Written problem: Leaving the pictures aside, transcribe every line below exactly.

Materials provided:
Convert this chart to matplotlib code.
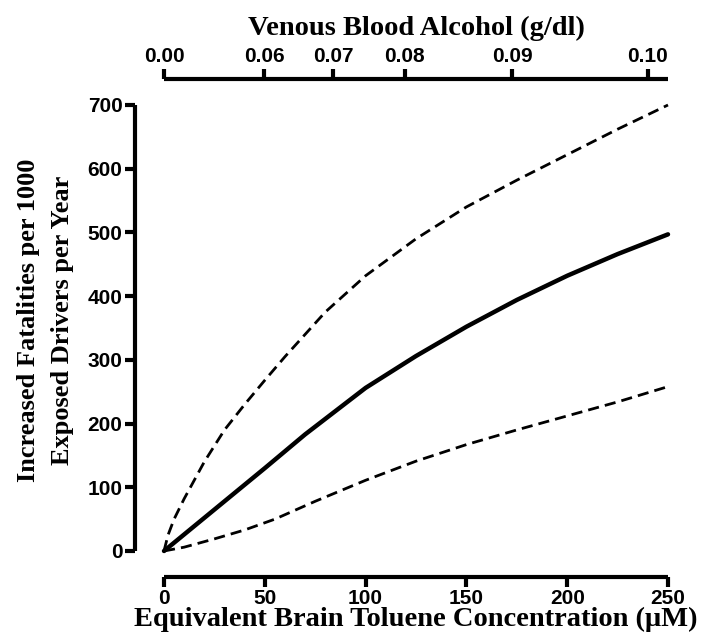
import matplotlib
matplotlib.use("Agg")
import matplotlib.pyplot as plt

# Data
toluene_mid = [0, 10, 20, 40, 50, 70, 100, 125, 150, 175, 200, 225, 250]
fatal_mid = [0, 26, 52, 104, 130, 183, 256, 306, 352, 394, 432, 466, 497]

toluene_up = [0, 2, 5, 10, 20, 30, 40, 50, 60, 80, 100, 125, 150, 175, 200, 225, 250]
fatal_up = [0, 25, 50, 82, 140, 190, 230, 268, 305, 375, 432, 490, 540, 582, 622, 662, 700]

toluene_lo = [0, 10, 25, 40, 55, 75, 100, 125, 150, 175, 200, 225, 250]
fatal_lo = [0, 6, 19, 33, 50, 78, 111, 141, 167, 190, 212, 234, 258]

x_ticks = [0, 50, 100, 150, 200, 250]
y_ticks = [0, 100, 200, 300, 400, 500, 600, 700]
alcohol_pos = [0, 49.6, 83.8, 119.5, 172.6, 240]
alcohol_labels = ["0.00", "0.06", "0.07", "0.08", "0.09", "0.10"]

W, H, DPI = 708, 637, 100
fig = plt.figure(figsize=(W / DPI, H / DPI), dpi=DPI)
left, right = 164 / W, 668 / W
bottom, top = 1 - 551 / H, 1 - 105 / H
ax = fig.add_axes([left, bottom, right - left, top - bottom])

sans = "Liberation Sans"
serif = "Liberation Serif"
spine_lw = 3.0
px2pt = 72 / DPI

ax.plot(toluene_mid, fatal_mid, color="black", lw=3.2, solid_capstyle="round",
        solid_joinstyle="round", clip_on=False)
ax.plot(toluene_up, fatal_up, color="black", lw=2.0, dashes=(4, 2.2), clip_on=False)
ax.plot(toluene_lo, fatal_lo, color="black", lw=2.0, dashes=(4, 2.2), clip_on=False)

ax.set_xlim(0, 250)
ax.set_ylim(0, 700)
ax.set_xticks(x_ticks)
ax.set_yticks(y_ticks)
ax.set_xticklabels([str(v) for v in x_ticks])
ax.set_yticklabels([str(v) for v in y_ticks])

for s in ["top", "right"]:
    ax.spines[s].set_visible(False)
ax.spines["left"].set_position(("outward", 29 * px2pt))
ax.spines["bottom"].set_position(("outward", 26 * px2pt))
for s in ["left", "bottom"]:
    ax.spines[s].set_linewidth(spine_lw)
    ax.spines[s].set_capstyle("butt")
ax.tick_params(axis="both", direction="out", length=7, width=spine_lw, pad=2,
               labelsize=15)
for lab in ax.get_xticklabels() + ax.get_yticklabels():
    lab.set_fontfamily(sans)
    lab.set_fontweight("bold")
    lab.set_fontsize(15)

ax.set_xlabel("Equivalent Brain Toluene Concentration (\u03bcM)", fontfamily=serif,
              fontweight="bold", fontsize=20.5, labelpad=-1)
ax.set_ylabel("Increased Fatalities per 1000\nExposed Drivers per Year", fontfamily=serif,
              fontweight="bold", fontsize=19, labelpad=12, linespacing=1.6)
ax.yaxis.set_label_coords(-0.178, 0.517)

ax2 = ax.twiny()
ax2.set_xlim(ax.get_xlim())
ax2.set_xticks(alcohol_pos)
ax2.set_xticklabels(alcohol_labels)
for s in ["bottom", "left", "right"]:
    ax2.spines[s].set_visible(False)
ax2.spines["top"].set_position(("outward", 26 * px2pt))
ax2.spines["top"].set_linewidth(spine_lw)
ax2.spines["top"].set_capstyle("butt")
ax2.tick_params(axis="x", direction="out", length=7, width=spine_lw, pad=2, labelsize=15)
for lab in ax2.get_xticklabels():
    lab.set_fontfamily(sans)
    lab.set_fontweight("bold")
    lab.set_fontsize(15)
ax2.set_xlabel("Venous Blood Alcohol (g/dl)", fontfamily=serif, fontweight="bold",
               fontsize=20.5, labelpad=9)

fig.savefig("out.png", dpi=DPI)
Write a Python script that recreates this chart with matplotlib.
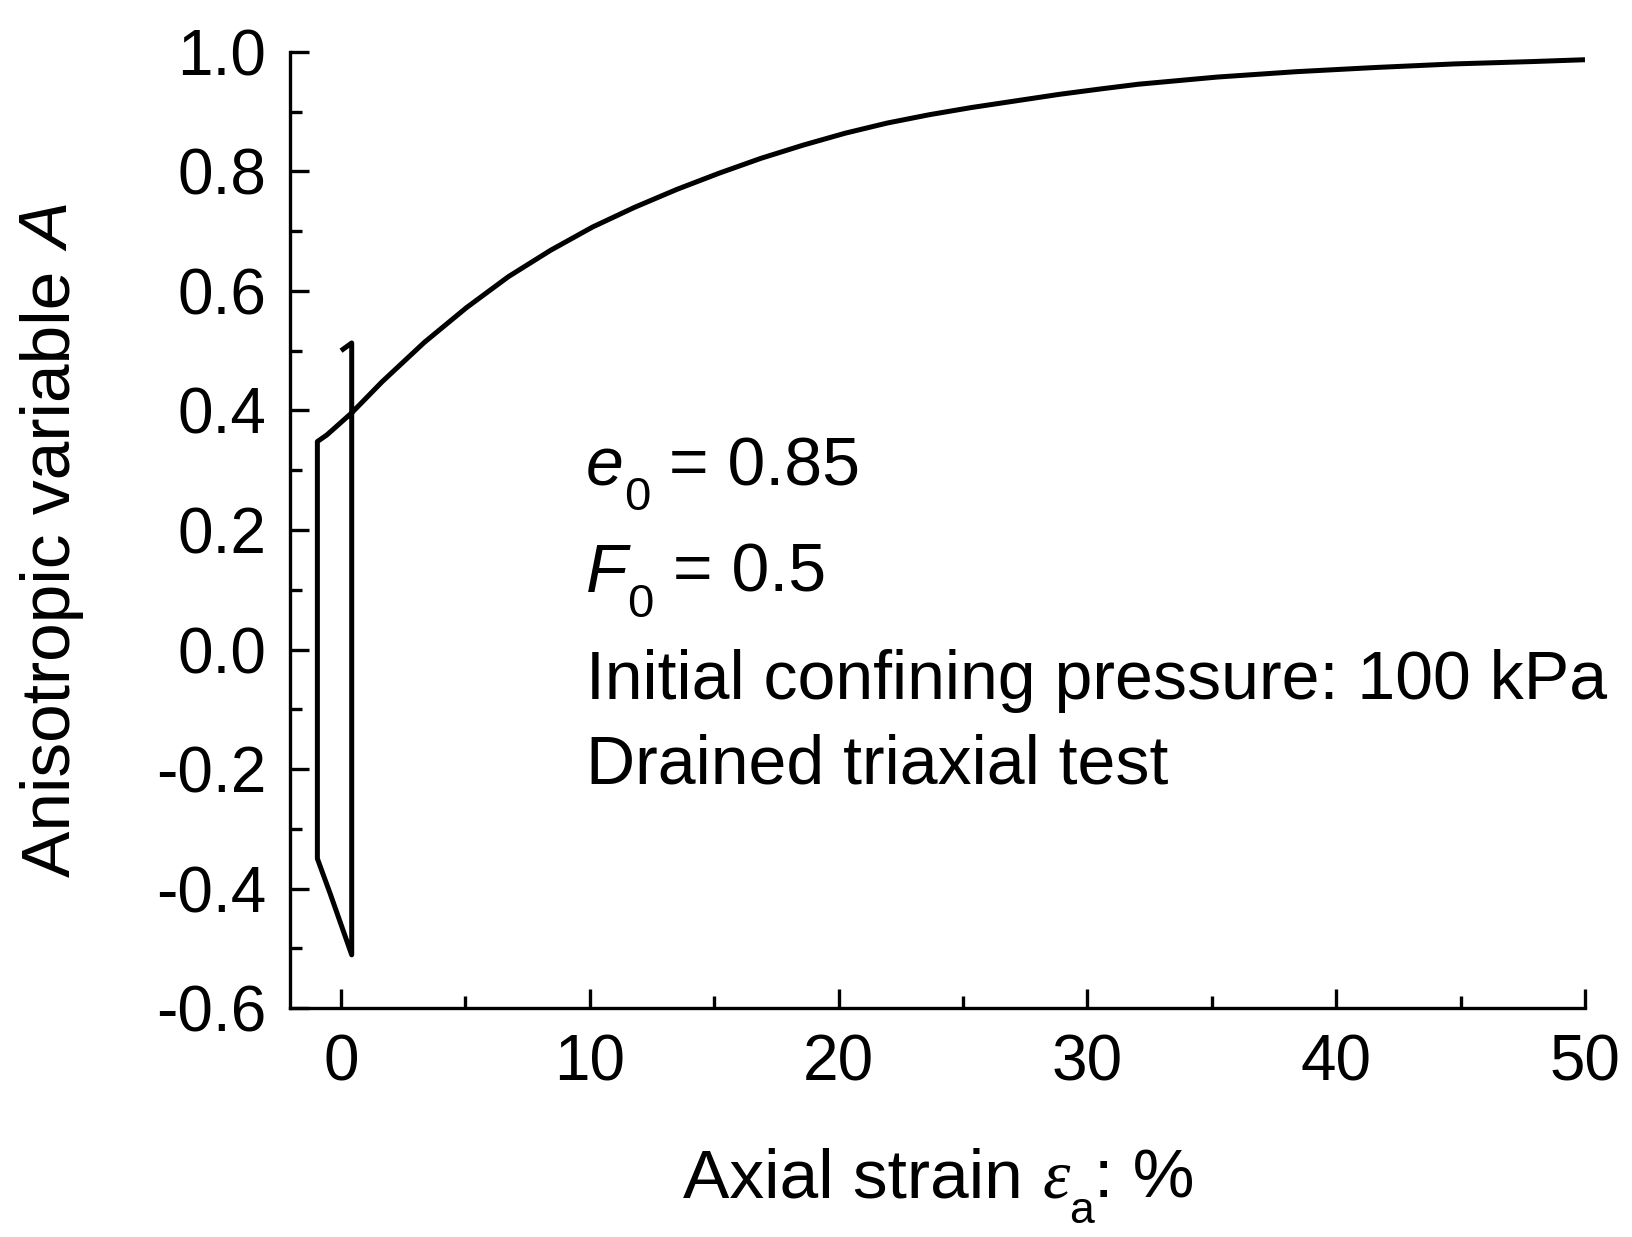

Solution for this task:
Convert this chart to matplotlib code.
import matplotlib
matplotlib.use("Agg")
import matplotlib.pyplot as plt

# Data
toluene_mid = [0, 10, 20, 40, 50, 70, 100, 125, 150, 175, 200, 225, 250]
fatal_mid = [0, 26, 52, 104, 130, 183, 256, 306, 352, 394, 432, 466, 497]

toluene_up = [0, 2, 5, 10, 20, 30, 40, 50, 60, 80, 100, 125, 150, 175, 200, 225, 250]
fatal_up = [0, 25, 50, 82, 140, 190, 230, 268, 305, 375, 432, 490, 540, 582, 622, 662, 700]

toluene_lo = [0, 10, 25, 40, 55, 75, 100, 125, 150, 175, 200, 225, 250]
fatal_lo = [0, 6, 19, 33, 50, 78, 111, 141, 167, 190, 212, 234, 258]

x_ticks = [0, 50, 100, 150, 200, 250]
y_ticks = [0, 100, 200, 300, 400, 500, 600, 700]
alcohol_pos = [0, 49.6, 83.8, 119.5, 172.6, 240]
alcohol_labels = ["0.00", "0.06", "0.07", "0.08", "0.09", "0.10"]

W, H, DPI = 708, 637, 100
fig = plt.figure(figsize=(W / DPI, H / DPI), dpi=DPI)
left, right = 164 / W, 668 / W
bottom, top = 1 - 551 / H, 1 - 105 / H
ax = fig.add_axes([left, bottom, right - left, top - bottom])

sans = "Liberation Sans"
serif = "Liberation Serif"
spine_lw = 3.0
px2pt = 72 / DPI

ax.plot(toluene_mid, fatal_mid, color="black", lw=3.2, solid_capstyle="round",
        solid_joinstyle="round", clip_on=False)
ax.plot(toluene_up, fatal_up, color="black", lw=2.0, dashes=(4, 2.2), clip_on=False)
ax.plot(toluene_lo, fatal_lo, color="black", lw=2.0, dashes=(4, 2.2), clip_on=False)

ax.set_xlim(0, 250)
ax.set_ylim(0, 700)
ax.set_xticks(x_ticks)
ax.set_yticks(y_ticks)
ax.set_xticklabels([str(v) for v in x_ticks])
ax.set_yticklabels([str(v) for v in y_ticks])

for s in ["top", "right"]:
    ax.spines[s].set_visible(False)
ax.spines["left"].set_position(("outward", 29 * px2pt))
ax.spines["bottom"].set_position(("outward", 26 * px2pt))
for s in ["left", "bottom"]:
    ax.spines[s].set_linewidth(spine_lw)
    ax.spines[s].set_capstyle("butt")
ax.tick_params(axis="both", direction="out", length=7, width=spine_lw, pad=2,
               labelsize=15)
for lab in ax.get_xticklabels() + ax.get_yticklabels():
    lab.set_fontfamily(sans)
    lab.set_fontweight("bold")
    lab.set_fontsize(15)

ax.set_xlabel("Equivalent Brain Toluene Concentration (\u03bcM)", fontfamily=serif,
              fontweight="bold", fontsize=20.5, labelpad=-1)
ax.set_ylabel("Increased Fatalities per 1000\nExposed Drivers per Year", fontfamily=serif,
              fontweight="bold", fontsize=19, labelpad=12, linespacing=1.6)
ax.yaxis.set_label_coords(-0.178, 0.517)

ax2 = ax.twiny()
ax2.set_xlim(ax.get_xlim())
ax2.set_xticks(alcohol_pos)
ax2.set_xticklabels(alcohol_labels)
for s in ["bottom", "left", "right"]:
    ax2.spines[s].set_visible(False)
ax2.spines["top"].set_position(("outward", 26 * px2pt))
ax2.spines["top"].set_linewidth(spine_lw)
ax2.spines["top"].set_capstyle("butt")
ax2.tick_params(axis="x", direction="out", length=7, width=spine_lw, pad=2, labelsize=15)
for lab in ax2.get_xticklabels():
    lab.set_fontfamily(sans)
    lab.set_fontweight("bold")
    lab.set_fontsize(15)
ax2.set_xlabel("Venous Blood Alcohol (g/dl)", fontfamily=serif, fontweight="bold",
               fontsize=20.5, labelpad=9)

fig.savefig("out.png", dpi=DPI)
Write a Python script that recreates this chart with matplotlib.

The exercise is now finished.